The Financial Services Agency of Japan (JFSA) and the National Institute of Information and Communications Technology (NICT) have joined forces in hopes of improving bilingual communication in the financial sector.
The result? An AI-based engine used to translate financial documents between Japanese and English. The JFSA commissioned the NICT to carry out research and develop an engine that aims to improve translation accuracy in the specialized financial industry.
The NICT had already begun technology transfer of the new engine to private enterprises on March 1, 2022. The project’s overarching goal is to strengthen Japan’s role as an international financial hub.

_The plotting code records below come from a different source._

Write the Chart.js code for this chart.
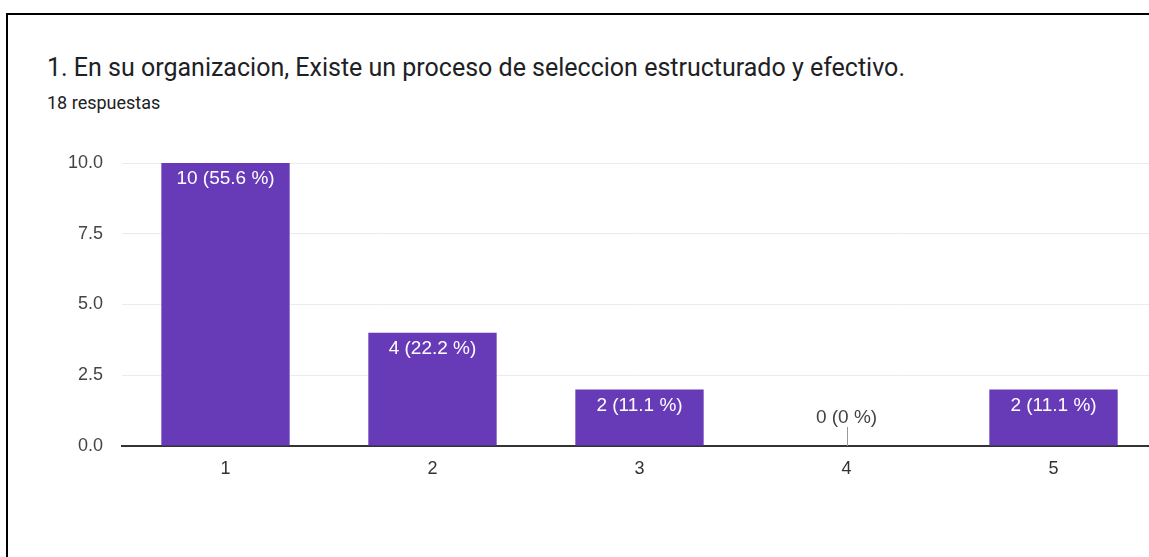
<!DOCTYPE html>
<html>
<head>
<meta charset="utf-8">
<script src="https://cdn.jsdelivr.net/npm/chart.js@4/dist/chart.umd.min.js"></script>
<style>
  html, body { margin: 0; padding: 0; width: 1149px; height: 557px; overflow: hidden; background: #fff; }
  #frame { position: absolute; left: 6px; top: 13px; width: 1200px; height: 600px; border: 2px solid #000; box-sizing: border-box; }
  #title { position: absolute; left: 47px; top: 0px; line-height: 1; font-family: Roboto, sans-serif; font-size: 25px; color: #202124; white-space: nowrap; }
  #sub { position: absolute; left: 47px; top: 0px; line-height: 1; font-family: Roboto, sans-serif; font-size: 18px; color: #202124; white-space: nowrap; }
  #wrap { position: absolute; left: 0; top: 0; width: 1157px; height: 557px; }
</style>
</head>
<body>
<div id="frame"></div>
<div id="title">1. En su organizacion, Existe un proceso de seleccion estructurado y efectivo.</div>
<div id="sub">18 respuestas</div>
<div id="wrap"><canvas id="c" width="1157" height="557"></canvas></div>
<script>
const categories = ["1", "2", "3", "4", "5"];
const counts = [10, 4, 2, 0, 2];
const percentLabels = ["55.6", "22.2", "11.1", "0", "11.1"];
const yTicks = [0, 2.5, 5, 7.5, 10];

// place title baselines: title baseline ~77, subtitle baseline ~109
(function () {
  const t = document.getElementById('title');
  const s = document.getElementById('sub');
  // Roboto ascent ~0.93em with line-height 1 -> baseline approx top + 0.93*size - small offset
  t.style.top = (77 - Math.round(25 * 0.86)) + 'px';
  s.style.top = (109 - Math.round(18 * 0.86)) + 'px';
})();

const labelPlugin = {
  id: 'barLabels',
  afterDatasetsDraw(chart) {
    const ctx = chart.ctx;
    const meta = chart.getDatasetMeta(0);
    ctx.save();
    ctx.font = '19px "Liberation Sans", Arial, sans-serif';
    ctx.textAlign = 'center';
    ctx.textBaseline = 'middle';
    meta.data.forEach((bar, i) => {
      const txt = counts[i] + ' (' + percentLabels[i] + ' %)';
      if (counts[i] > 0) {
        ctx.fillStyle = '#ffffff';
        ctx.fillText(txt, bar.x, bar.y + 16);
      } else {
        const base = chart.scales.y.getPixelForValue(0);
        ctx.fillStyle = '#444444';
        ctx.fillText(txt, bar.x, base - 28);
        ctx.strokeStyle = '#999999';
        ctx.lineWidth = 1;
        ctx.beginPath();
        ctx.moveTo(Math.round(bar.x) + 0.5, base - 19);
        ctx.lineTo(Math.round(bar.x) + 0.5, base);
        ctx.stroke();
      }
    });
    ctx.restore();
  }
};

new Chart(document.getElementById('c'), {
  type: 'bar',
  data: {
    labels: categories,
    datasets: [{
      data: counts,
      backgroundColor: '#673ab7',
      borderWidth: 0,
      categoryPercentage: 1,
      barPercentage: 0.62
    }]
  },
  options: {
    responsive: false,
    animation: false,
    layout: { padding: { top: 163, left: 0, right: 0, bottom: 0 } },
    plugins: { legend: { display: false }, tooltip: { enabled: false }, title: { display: false } },
    scales: {
      x: {
        offset: true,
        grid: { display: false, drawTicks: false },
        border: { display: true, color: '#333333', width: 2 },
        ticks: { color: '#333333', padding: 12, font: { family: '"Liberation Sans", Arial, sans-serif', size: 18 } },
        afterFit(s) { s.height = 111; }
      },
      y: {
        min: 0, max: 10,
        afterBuildTicks(s) { s.ticks = yTicks.map(v => ({ value: v })); },
        grid: { color: '#ebebeb', lineWidth: 1, drawTicks: false },
        border: { display: false },
        ticks: { color: '#444444', padding: 19, font: { family: '"Liberation Sans", Arial, sans-serif', size: 18 }, callback: v => Number(v).toFixed(1) },
        afterFit(s) { s.width = 122; }
      }
    }
  },
  plugins: [labelPlugin]
});
</script>
</body>
</html>
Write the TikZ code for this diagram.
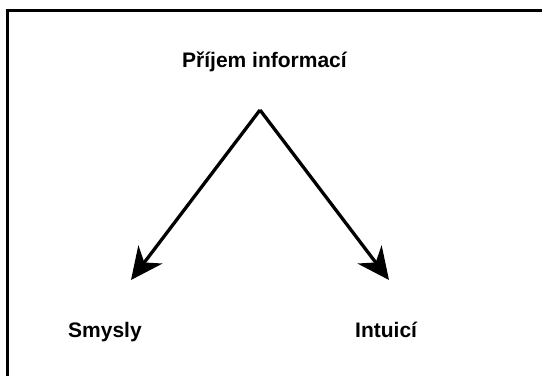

According to researchers behind the project, the output of their machine translation (MT) engine has “reached the level of professional translators specialized for the financial sector.” Yes, we’ve heard it before. With Google (2016), Microsoft (2018), and a few others. Based on the very limited information released by the two agencies in English, this is what we know.
Prior to launching the engine, researchers conducted a study into translation quality. The process entailed gathering translation documents owned by the JFSA and financial industry groups. The NICT then refined these documents into MT training data (i.e., a standard process).
When comparing the quality of translation for the same text produced by a “general-purpose translation engine” (unspecified in the English press release) versus the NICT’s newly developed “high-precision AI translation engine,” researchers found the percentage of what would be deemed a professional translation by financial translators had risen from 21% to 49%. Those deemed “NG” (No Good) was reduced from 21% to 12%.
As usual, claims of human parity would behoove anyone working today in language technology, or AI for that matter, to raise questions on how extensive (or narrow) the test samples used for evaluation were. And how context and other test parameters were selected.
That said, it is remarkable that Japan has chosen machine translation as an important pillar in its attempt to further internationalize its financial markets. Moreover, the Japanese government conducted a fairly large-scale research project to this end, which is now being deployed for corporate use.
Now, the claim of MT having “reached the level of professional translators” will be put to the test daily and at scale.